● **Written exercise**: Beneath this line sits some data. Return only its lines from the one holding "Write a web" through the one holding "var yAxisTitle = 'Media';", inclusive, exactly, with the images removed.

● **Records provided**:
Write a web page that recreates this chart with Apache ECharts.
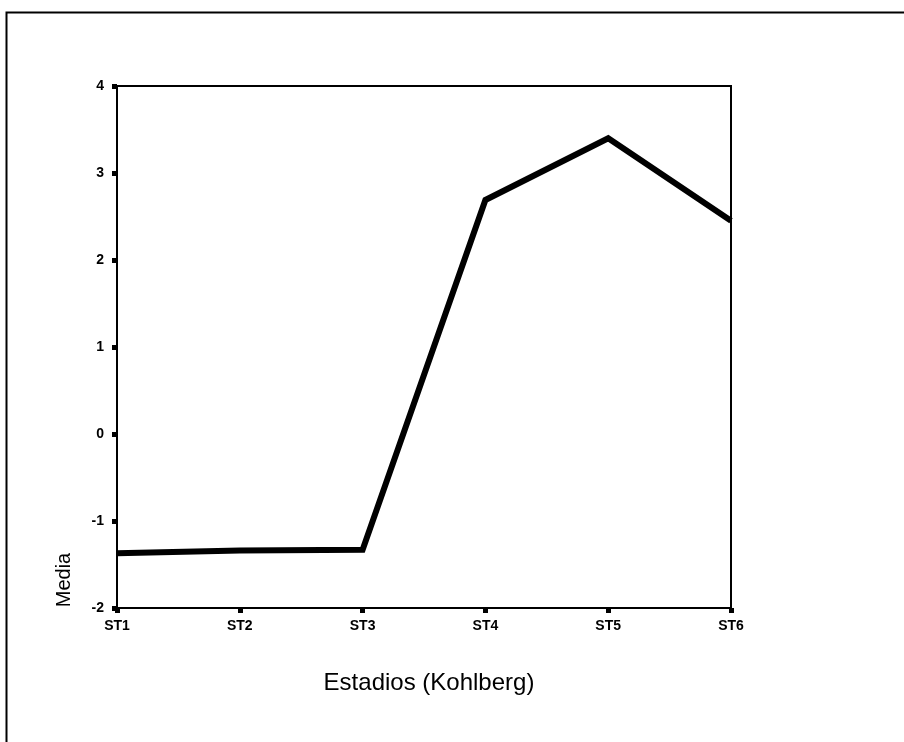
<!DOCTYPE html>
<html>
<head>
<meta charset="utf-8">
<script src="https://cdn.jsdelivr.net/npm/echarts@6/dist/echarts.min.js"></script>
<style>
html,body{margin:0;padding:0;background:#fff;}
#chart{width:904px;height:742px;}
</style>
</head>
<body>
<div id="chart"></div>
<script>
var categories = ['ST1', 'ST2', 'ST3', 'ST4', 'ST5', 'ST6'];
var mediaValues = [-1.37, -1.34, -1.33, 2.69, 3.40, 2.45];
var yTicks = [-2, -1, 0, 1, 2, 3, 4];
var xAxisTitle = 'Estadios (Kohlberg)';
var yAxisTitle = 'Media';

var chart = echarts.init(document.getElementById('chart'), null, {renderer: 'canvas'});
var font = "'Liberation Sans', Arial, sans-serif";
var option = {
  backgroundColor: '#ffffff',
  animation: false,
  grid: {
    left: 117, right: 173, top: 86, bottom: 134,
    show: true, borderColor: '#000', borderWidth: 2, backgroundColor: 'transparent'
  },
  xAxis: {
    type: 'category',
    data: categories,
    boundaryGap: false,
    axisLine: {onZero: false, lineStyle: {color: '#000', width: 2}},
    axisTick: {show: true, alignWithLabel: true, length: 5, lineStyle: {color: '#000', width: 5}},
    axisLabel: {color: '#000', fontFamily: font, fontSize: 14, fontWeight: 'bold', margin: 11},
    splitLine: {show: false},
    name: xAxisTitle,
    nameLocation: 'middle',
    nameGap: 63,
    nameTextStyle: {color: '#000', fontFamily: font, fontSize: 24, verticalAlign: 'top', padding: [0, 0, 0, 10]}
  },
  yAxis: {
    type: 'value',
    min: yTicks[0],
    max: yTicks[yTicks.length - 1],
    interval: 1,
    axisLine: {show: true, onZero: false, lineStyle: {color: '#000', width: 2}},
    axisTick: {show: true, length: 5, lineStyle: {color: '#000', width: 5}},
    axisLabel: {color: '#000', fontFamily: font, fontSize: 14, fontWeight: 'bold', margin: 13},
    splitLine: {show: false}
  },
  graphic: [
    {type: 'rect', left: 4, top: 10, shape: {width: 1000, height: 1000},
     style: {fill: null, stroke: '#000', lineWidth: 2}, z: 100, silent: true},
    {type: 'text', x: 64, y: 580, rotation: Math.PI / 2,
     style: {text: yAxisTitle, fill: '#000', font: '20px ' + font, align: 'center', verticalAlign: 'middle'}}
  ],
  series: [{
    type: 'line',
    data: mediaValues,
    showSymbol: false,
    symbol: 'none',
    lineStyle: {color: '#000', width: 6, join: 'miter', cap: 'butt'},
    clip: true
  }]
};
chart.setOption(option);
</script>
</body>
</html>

...

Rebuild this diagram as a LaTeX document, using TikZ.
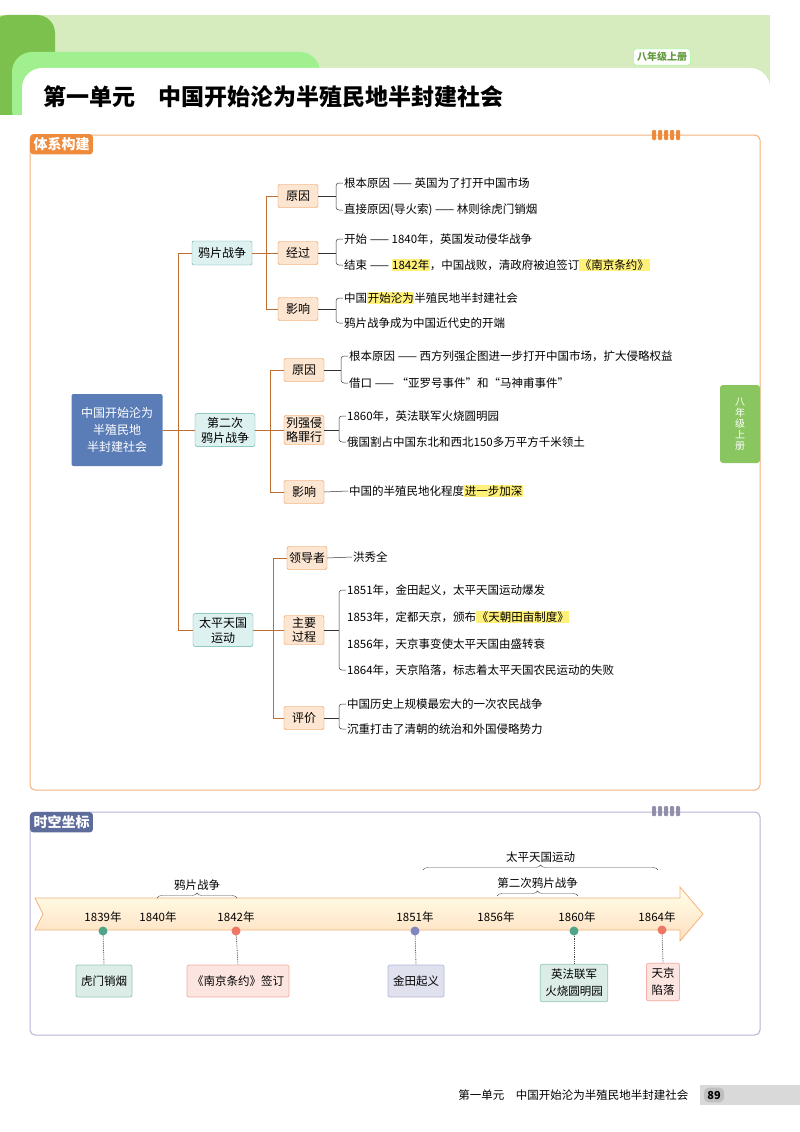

● **Written solution**:
Write a web page that recreates this chart with Apache ECharts.
<!DOCTYPE html>
<html>
<head>
<meta charset="utf-8">
<script src="https://cdn.jsdelivr.net/npm/echarts@6/dist/echarts.min.js"></script>
<style>
html,body{margin:0;padding:0;background:#fff;}
#chart{width:904px;height:742px;}
</style>
</head>
<body>
<div id="chart"></div>
<script>
var categories = ['ST1', 'ST2', 'ST3', 'ST4', 'ST5', 'ST6'];
var mediaValues = [-1.37, -1.34, -1.33, 2.69, 3.40, 2.45];
var yTicks = [-2, -1, 0, 1, 2, 3, 4];
var xAxisTitle = 'Estadios (Kohlberg)';
var yAxisTitle = 'Media';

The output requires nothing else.